Canada announces aircraft biofuel test programme
Aircraft manufacturer Bombardier is to take part in a Canadian test programme for aviation biofuels.
A Bombardier Q400 aircraft equipped with standard Pratt & Whitney Canada PW150A engines will be flown using fuel from an oilseed crop as part of the programme. A six-partner consortium, led by Saskatchewan-based Targeted Growth Canada (TGC), expects to demonstrate the emerging biofuel produced from camelina in a Porter Airlines Q400 turboprop by early 2012.
Sustainable Oils and Honeywell’s UOP will participate in the camelina biofuel test programme on the Q400 aircraft along with TGC, Bombardier Aerospace, Porter Airlines and Pratt & Whitney Canada. TGC will work on crop optimisation and growth, Sustainable Oils will pre-refine the camelina oil and Honeywell’s UOP will produce the hydro-treated renewable jet (HRJ) biofuel from the oils provided.
“There’s no doubt that biotechnology will play a key role in developing long-term, sustainable and low-carbon fuel sources,” said Tom Todaro, President, TGC. “But we can’t do it alone. The close collaboration with the other key players in the value chain, including Bombardier Aerospace, Porter Airlines Inc. and Pratt & Whitney Canada, along with funding from SDTC and Green Aviation Research & Development Network (GARDN) will help us accelerate the commercial availability and use of next generation biofuels.”
Recognised for its potential as a biofuel and bio-lubricant, camelina is a member of the same plant family as the cabbage and cauliflower. The programme objective is to optimise production and establish performance standards for refined camelina oil as a drop-in replacement for jet fuel that fits with the current refining and distribution infrastructure and with existing engines.
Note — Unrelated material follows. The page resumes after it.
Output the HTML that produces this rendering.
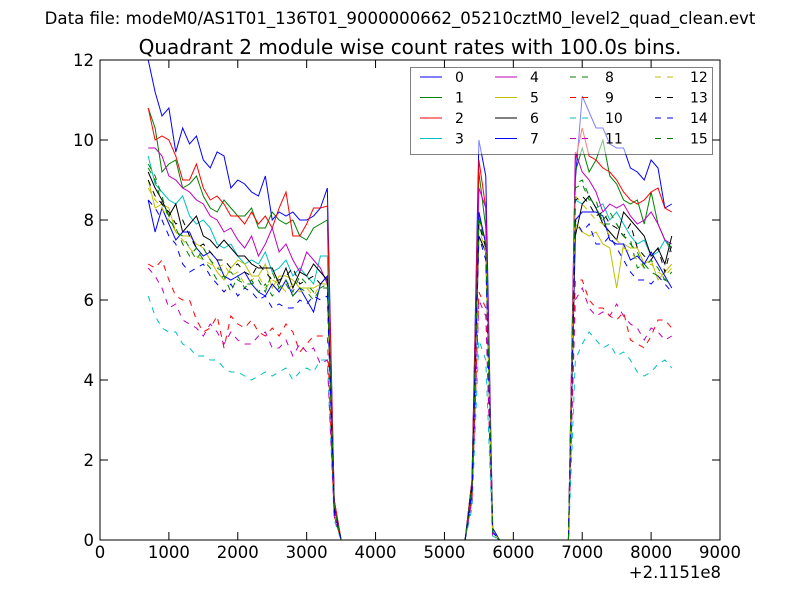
<!DOCTYPE html>
<html><head><meta charset="utf-8"><style>
body{margin:0;background:#fff;}
svg text{font-family:"DejaVu Sans","Liberation Sans",sans-serif;}
</style></head><body>
<svg id="chart" width="800" height="600" xmlns="http://www.w3.org/2000/svg">
<rect width="800" height="600" fill="#fff"/>
<text x="400" y="24" font-size="16.6" text-anchor="middle">Data file: modeM0/AS1T01_136T01_9000000662_05210cztM0_level2_quad_clean.evt</text>
<text x="410" y="54" font-size="20" text-anchor="middle">Quadrant 2 module wise count rates with 100.0s bins.</text>
<g id="series"></g>
<g id="axes"></g>
<g id="legend"></g>
</svg>
<script>
const times=[700,800,900,1000,1100,1200,1300,1400,1500,1600,1700,1800,1900,2000,2100,2200,2300,2400,2500,2600,2700,2800,2900,3000,3100,3200,3300,3400,3500,5300,5400,5500,5600,5700,5800,6800,6900,7000,7100,7200,7300,7400,7500,7600,7700,7800,7900,8000,8100,8200,8300];
const s0=[12,11.2,10.6,10.8,9.7,10.3,9.9,10.1,9.5,9.3,9.7,9.6,8.8,9.0,8.9,8.7,8.6,9.1,8.0,8.2,8.1,8.2,8.0,8.0,8.1,8.3,8.8,1.0,0,0,1.5,10.0,9.1,0.3,0,0,9.0,11.1,10.7,10.3,10.3,9.9,9.8,9.8,9.3,9.2,9.0,9.5,9.3,8.3,8.4];
const s1=[10.8,10.3,9.2,9.4,9.5,8.8,8.9,9.1,8.6,8.3,8.2,8.5,8.3,8.1,8.1,8.3,7.8,7.8,8.2,8.0,7.9,8.0,7.6,7.5,7.8,7.9,8.0,0.9,0,0,1.3,9.2,7.8,0.2,0,0,9.2,9.8,9.2,9.5,10.0,9.1,8.9,8.5,8.4,8.5,7.9,8.7,7.9,7.5,7.3];
const s2=[10.8,10.0,10.1,10.0,9.6,9.0,9.0,9.4,8.8,8.5,8.6,8.4,8.1,8.1,7.9,8.2,7.9,8.1,7.8,8.3,8.7,7.6,7.6,7.9,8.3,8.3,8.35,1.0,0,0,1.5,9.5,8.3,0.2,0,0,9.5,10.3,9.6,9.5,9.3,9.2,9.0,8.7,8.5,8.4,8.5,8.7,8.8,8.3,8.2];
const s3=[9.6,8.9,8.7,8.5,8.4,8.6,8.1,7.9,8.0,7.8,7.4,7.3,7.4,7.1,6.9,7.0,6.9,7.2,6.7,6.8,7.0,6.6,6.8,6.6,6.4,7.1,7.1,0.8,0,0,1.2,8.2,7.4,0.2,0,0,8.5,8.4,8.6,8.3,8.4,8.0,8.2,7.9,7.6,7.4,7.5,7.1,7.2,7.5,7.2];
const s4=[9.8,9.8,9.6,9.1,9.0,8.8,8.7,8.5,8.4,8.1,8.0,7.7,7.8,7.5,7.3,7.6,7.1,7.4,7.8,7.2,7.4,7.0,6.7,7.2,7.0,6.8,6.4,0.8,0,0,1.2,8.8,8.3,0.2,0,0,9.7,9.2,9.0,8.7,8.2,8.4,8.3,8.4,8.1,7.9,8.0,8.2,7.9,7.5,7.4];
const s5=[9.0,8.3,8.4,8.3,7.7,7.6,7.6,7.4,7.3,7.0,6.7,6.5,6.8,7.0,6.9,6.6,6.6,6.9,6.3,6.6,6.6,6.5,6.3,6.3,6.3,6.4,6.6,0.8,0,0,1.4,8.0,7.5,0.2,0,0,7.9,7.7,7.6,7.7,7.4,7.3,6.3,7.4,7.3,7.3,6.9,7.0,6.5,6.7,6.9];
const s6=[9.2,8.8,8.5,8.1,8.4,7.7,7.9,8.1,7.6,7.5,7.3,7.5,7.3,7.1,7.1,6.9,6.8,6.8,6.8,6.4,6.8,6.3,6.7,6.6,6.9,6.7,6.5,0.8,0,0,1.4,7.6,7.2,0.2,0,0,7.6,8.4,8.6,8.3,7.9,7.7,7.5,8.2,8.0,7.8,7.6,7.1,7.3,6.9,7.6];
const s7=[8.5,7.7,8.3,7.9,7.5,7.7,7.7,7.3,7.1,7.2,7.0,6.6,6.5,6.6,6.7,6.4,6.2,6.1,6.4,6.2,6.5,6.1,6.3,6.0,5.7,6.4,6.6,0.8,0,0,1.3,8.2,7.4,0.2,0,0,8.0,8.2,8.2,8.2,8.1,7.5,7.4,7.4,7.0,7.1,6.9,7.2,6.9,6.6,6.3];
const s8=[9.3,9.0,8.4,8.1,7.7,7.6,7.3,7.0,7.3,7.0,6.8,6.7,6.7,6.5,6.4,6.4,6.5,6.2,6.7,6.3,6.4,6.1,6.3,6.2,6.0,6.3,6.3,0.8,0,0,1.3,8.1,7.3,0.2,0,0,8.8,8.9,8.5,8.5,7.9,7.9,7.9,7.6,7.5,6.8,6.9,6.7,6.6,6.5,6.4];
const s9=[6.9,6.8,7.0,6.5,6.1,6.0,6.0,5.5,5.2,5.3,5.6,4.8,5.6,5.4,5.3,5.5,5.2,5.1,5.3,5.1,5.4,5.2,4.7,4.9,5.1,5.1,5.1,0.6,0,0,1.0,6.2,5.8,0.1,0,0,6.5,6.5,6.0,5.8,5.8,5.6,5.5,5.7,5.0,4.9,4.8,5.1,5.5,5.5,5.3];
const s10=[6.1,5.6,5.3,5.2,5.2,4.9,4.8,4.6,4.6,4.5,4.5,4.3,4.2,4.2,4.1,4.0,4.1,4.2,4.1,4.2,4.3,4.0,4.2,4.3,4.2,4.5,4.5,0.5,0,0,0.8,5.0,4.5,0.1,0,0,4.5,4.9,5.2,5.0,4.8,4.9,4.6,4.7,4.5,4.2,4.1,4.2,4.4,4.5,4.3];
const s11=[6.8,6.6,6.3,5.8,5.9,5.5,5.4,5.3,5.1,5.4,5.2,4.9,5.2,5.0,4.9,4.9,5.1,5.2,4.8,4.8,5.0,4.6,4.9,4.7,4.8,4.4,4.5,0.6,0,0,1.0,6.0,5.6,0.1,0,0,6.0,6.3,5.8,5.6,5.7,5.6,5.9,5.6,5.4,5.3,5.0,5.3,5.2,5.0,5.1];
const s12=[8.8,8.5,8.3,8.0,7.7,7.5,7.3,7.1,7.0,6.9,6.8,6.9,6.6,6.7,6.4,6.5,6.6,6.3,6.5,6.4,6.2,6.4,6.2,6.3,6.1,6.4,6.4,0.8,0,0,1.3,7.8,7.2,0.2,0,0,8.6,8.4,8.2,8.0,7.9,7.6,7.5,7.3,7.2,7.0,6.8,6.9,6.7,6.6,6.8];
const s13=[9.0,8.6,8.4,8.2,7.9,8.0,7.6,7.3,7.4,7.2,7.0,7.0,6.8,6.9,6.7,6.6,6.9,6.7,6.5,6.5,6.6,6.8,6.4,6.5,6.6,6.4,6.5,0.8,0,0,1.3,7.9,7.3,0.2,0,0,8.5,8.6,8.4,8.1,8.2,7.9,7.8,7.6,7.9,7.3,7.1,7.0,7.3,6.7,7.4];
const s14=[8.5,8.3,8.0,7.6,7.4,6.9,6.7,6.8,6.9,6.6,6.4,6.2,6.4,6.1,6.3,6.2,6.0,6.1,5.8,5.9,5.8,5.8,6.0,5.9,6.1,6.0,6.1,0.7,0,0,1.2,7.6,7.0,0.2,0,0,8.0,7.7,7.9,7.4,7.4,7.6,7.3,7.0,6.7,6.5,6.5,6.4,6.6,6.4,6.2];
const s15=[9.4,9.1,8.6,8.0,7.8,7.4,7.1,7.3,7.0,6.8,6.5,6.6,6.2,6.6,6.3,6.5,6.2,6.4,6.1,6.3,6.5,6.2,6.6,6.4,6.2,6.3,6.4,0.8,0,0,1.3,8.0,7.4,0.2,0,0,8.9,9.0,8.6,8.3,8.0,8.2,7.9,7.6,7.4,7.2,6.8,7.0,6.8,6.5,6.7];
const seriesNames=['0','1','2','3','4','5','6','7','8','9','10','11','12','13','14','15'];
const xTicks=[0,1000,2000,3000,4000,5000,6000,7000,8000,9000];
const yTicks=[0,2,4,6,8,10,12];

const allSeries=[s0,s1,s2,s3,s4,s5,s6,s7,s8,s9,s10,s11,s12,s13,s14,s15];
const colors=['#0000ff','#008000','#ff0000','#00bfbf','#bf00bf','#bfbf00','#000000'];
const L=100,R=720,T=60,B=540;
const xs=v=>L+(v-0)/9000*(R-L);
const ys=v=>B-(v-0)/12*(B-T);
const NS='http://www.w3.org/2000/svg';
function mk(tag,attrs,parent){const e=document.createElementNS(NS,tag);for(const k in attrs)e.setAttribute(k,attrs[k]);parent.appendChild(e);return e;}
const sg=document.getElementById('series');
allSeries.forEach((s,i)=>{
  const d=s.map((v,j)=>(j?'L':'M')+xs(times[j]).toFixed(2)+' '+ys(v).toFixed(2)).join(' ');
  const p=mk('path',{d:d,fill:'none',stroke:colors[i%7],'stroke-width':1,'stroke-dasharray':i>=8?'6,6':'none'},sg);
  
  
});
const ax=document.getElementById('axes');
const frame=mk('rect',{x:L,y:T,width:R-L,height:B-T,fill:'none',stroke:'#000','stroke-width':1},ax);


xTicks.forEach(t=>{
  const x=xs(t);
  mk('line',{x1:x,x2:x,y1:B,y2:B-8,stroke:'#000'},ax);
  mk('line',{x1:x,x2:x,y1:T,y2:T+8,stroke:'#000'},ax);
  const tx=mk('text',{x:x,y:B+18,'font-size':16.5,'text-anchor':'middle'},ax);
  tx.textContent=t;
  
  
});
yTicks.forEach(t=>{
  const y=ys(t);
  mk('line',{x1:L,x2:L+8,y1:y,y2:y,stroke:'#000'},ax);
  mk('line',{x1:R,x2:R-8,y1:y,y2:y,stroke:'#000'},ax);
  const tx=mk('text',{x:L-6,y:y+6,'font-size':16.5,'text-anchor':'end'},ax);
  tx.textContent=t;
  
  
});
const off=mk('text',{x:721,y:578,'font-size':16.5,'text-anchor':'end'},ax);
off.textContent='+2.1151e8';


const lg=document.getElementById('legend');
const box=mk('rect',{x:410.5,y:67.5,width:302,height:87,fill:'#fff','fill-opacity':0.5,stroke:'#000','stroke-opacity':0.5},lg);


const colX=[420,495,570,655];
seriesNames.forEach((n,i)=>{
  const c=Math.floor(i/4),r=i%4;
  const x=colX[c],y=77+r*20.5;
  const ln=mk('line',{x1:x,x2:x+22,y1:y,y2:y,stroke:colors[i%7],'stroke-width':1,'stroke-dasharray':i>=8?'6,6':'none'},lg);
  
  
  const tx=mk('text',{x:x+35,y:y+5,'font-size':14},lg);
  tx.textContent=n;
  
  
});
</script>
</body></html>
Benefits claimed for camelina HRJ over traditional petroleum fuel include greenhouse gas emissions reduced by up to 80 per cent, reduced sulphur dioxide (SO2) and no competition with food production because it can be grown in rotation with wheat and on marginal land. It enables farmers to grow a low-cost input crop with two end user markets – the oil for fuel and the meal for livestock and dairy industries.
The 70- to 80-seat Q400 NextGen aircraft is optimised for short-haul operations and is in service with 30 operators worldwide.